---------- DATA EXCERPTS ----------

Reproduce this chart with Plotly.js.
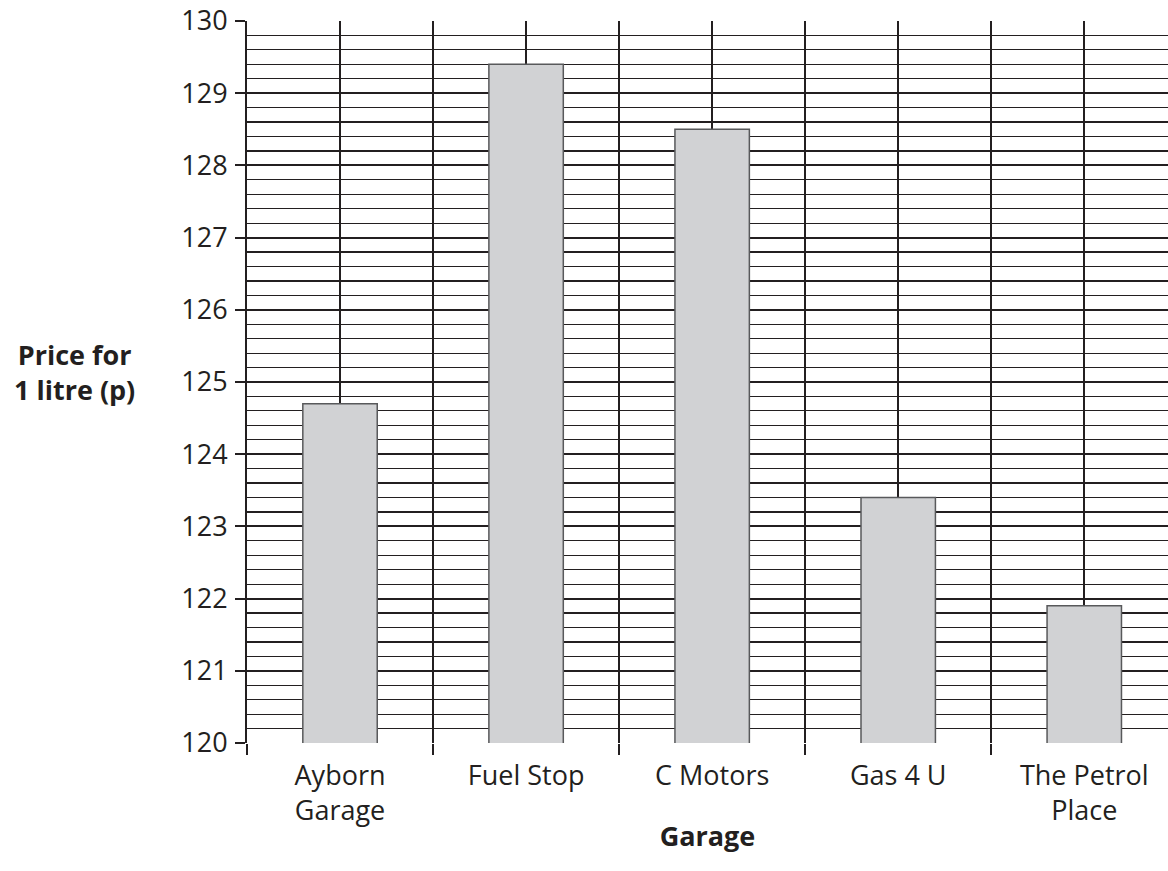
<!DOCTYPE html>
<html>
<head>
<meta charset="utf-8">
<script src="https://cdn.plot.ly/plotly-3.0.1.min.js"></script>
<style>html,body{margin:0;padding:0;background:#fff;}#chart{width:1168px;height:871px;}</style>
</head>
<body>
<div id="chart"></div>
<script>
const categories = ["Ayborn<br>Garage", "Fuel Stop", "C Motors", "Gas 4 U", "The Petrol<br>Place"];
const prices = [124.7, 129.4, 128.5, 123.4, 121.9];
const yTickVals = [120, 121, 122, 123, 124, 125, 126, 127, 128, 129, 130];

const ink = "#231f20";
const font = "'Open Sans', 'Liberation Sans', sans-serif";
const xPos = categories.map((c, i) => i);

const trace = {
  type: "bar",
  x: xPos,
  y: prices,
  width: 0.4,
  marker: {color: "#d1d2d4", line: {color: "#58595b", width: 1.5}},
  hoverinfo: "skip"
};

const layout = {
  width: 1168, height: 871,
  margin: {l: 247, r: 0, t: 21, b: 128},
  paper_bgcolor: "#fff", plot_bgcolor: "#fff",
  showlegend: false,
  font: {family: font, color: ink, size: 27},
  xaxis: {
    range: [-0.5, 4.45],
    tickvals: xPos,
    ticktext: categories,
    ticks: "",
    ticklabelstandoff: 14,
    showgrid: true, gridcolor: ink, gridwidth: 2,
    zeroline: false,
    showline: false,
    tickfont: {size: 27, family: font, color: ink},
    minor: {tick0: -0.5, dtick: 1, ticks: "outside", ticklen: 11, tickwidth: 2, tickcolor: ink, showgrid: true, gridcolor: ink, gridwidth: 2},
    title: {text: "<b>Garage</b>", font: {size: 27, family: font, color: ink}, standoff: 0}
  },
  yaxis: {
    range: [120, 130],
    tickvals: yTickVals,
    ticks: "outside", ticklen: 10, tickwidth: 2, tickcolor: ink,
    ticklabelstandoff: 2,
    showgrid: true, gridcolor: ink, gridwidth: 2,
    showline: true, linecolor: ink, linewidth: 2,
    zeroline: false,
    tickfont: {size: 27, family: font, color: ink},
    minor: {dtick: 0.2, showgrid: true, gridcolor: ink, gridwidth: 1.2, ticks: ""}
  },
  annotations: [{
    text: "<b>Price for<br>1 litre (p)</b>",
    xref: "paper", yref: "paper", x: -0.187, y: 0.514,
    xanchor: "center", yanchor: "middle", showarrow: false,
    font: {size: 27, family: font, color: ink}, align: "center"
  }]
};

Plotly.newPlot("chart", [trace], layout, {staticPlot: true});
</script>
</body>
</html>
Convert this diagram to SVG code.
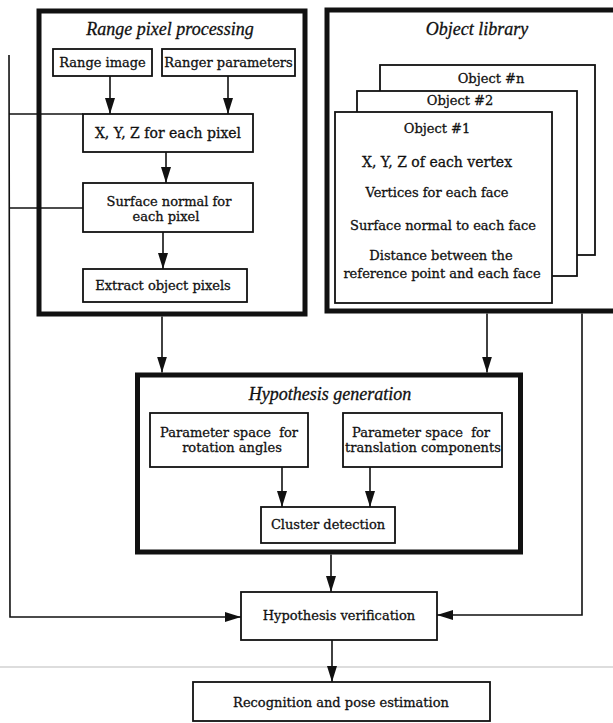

----------

Set down every record once more, word for word, without pictures.

Reproduce this chart with Plotly.js.
<!DOCTYPE html>
<html>
<head>
<meta charset="utf-8">
<script src="https://cdn.plot.ly/plotly-3.0.1.min.js"></script>
<style>html,body{margin:0;padding:0;background:#fff;}#chart{width:1168px;height:871px;}</style>
</head>
<body>
<div id="chart"></div>
<script>
const categories = ["Ayborn<br>Garage", "Fuel Stop", "C Motors", "Gas 4 U", "The Petrol<br>Place"];
const prices = [124.7, 129.4, 128.5, 123.4, 121.9];
const yTickVals = [120, 121, 122, 123, 124, 125, 126, 127, 128, 129, 130];

const ink = "#231f20";
const font = "'Open Sans', 'Liberation Sans', sans-serif";
const xPos = categories.map((c, i) => i);

const trace = {
  type: "bar",
  x: xPos,
  y: prices,
  width: 0.4,
  marker: {color: "#d1d2d4", line: {color: "#58595b", width: 1.5}},
  hoverinfo: "skip"
};

const layout = {
  width: 1168, height: 871,
  margin: {l: 247, r: 0, t: 21, b: 128},
  paper_bgcolor: "#fff", plot_bgcolor: "#fff",
  showlegend: false,
  font: {family: font, color: ink, size: 27},
  xaxis: {
    range: [-0.5, 4.45],
    tickvals: xPos,
    ticktext: categories,
    ticks: "",
    ticklabelstandoff: 14,
    showgrid: true, gridcolor: ink, gridwidth: 2,
    zeroline: false,
    showline: false,
    tickfont: {size: 27, family: font, color: ink},
    minor: {tick0: -0.5, dtick: 1, ticks: "outside", ticklen: 11, tickwidth: 2, tickcolor: ink, showgrid: true, gridcolor: ink, gridwidth: 2},
    title: {text: "<b>Garage</b>", font: {size: 27, family: font, color: ink}, standoff: 0}
  },
  yaxis: {
    range: [120, 130],
    tickvals: yTickVals,
    ticks: "outside", ticklen: 10, tickwidth: 2, tickcolor: ink,
    ticklabelstandoff: 2,
    showgrid: true, gridcolor: ink, gridwidth: 2,
    showline: true, linecolor: ink, linewidth: 2,
    zeroline: false,
    tickfont: {size: 27, family: font, color: ink},
    minor: {dtick: 0.2, showgrid: true, gridcolor: ink, gridwidth: 1.2, ticks: ""}
  },
  annotations: [{
    text: "<b>Price for<br>1 litre (p)</b>",
    xref: "paper", yref: "paper", x: -0.187, y: 0.514,
    xanchor: "center", yanchor: "middle", showarrow: false,
    font: {size: 27, family: font, color: ink}, align: "center"
  }]
};

Plotly.newPlot("chart", [trace], layout, {staticPlot: true});
</script>
</body>
</html>
Convert this diagram to SVG code.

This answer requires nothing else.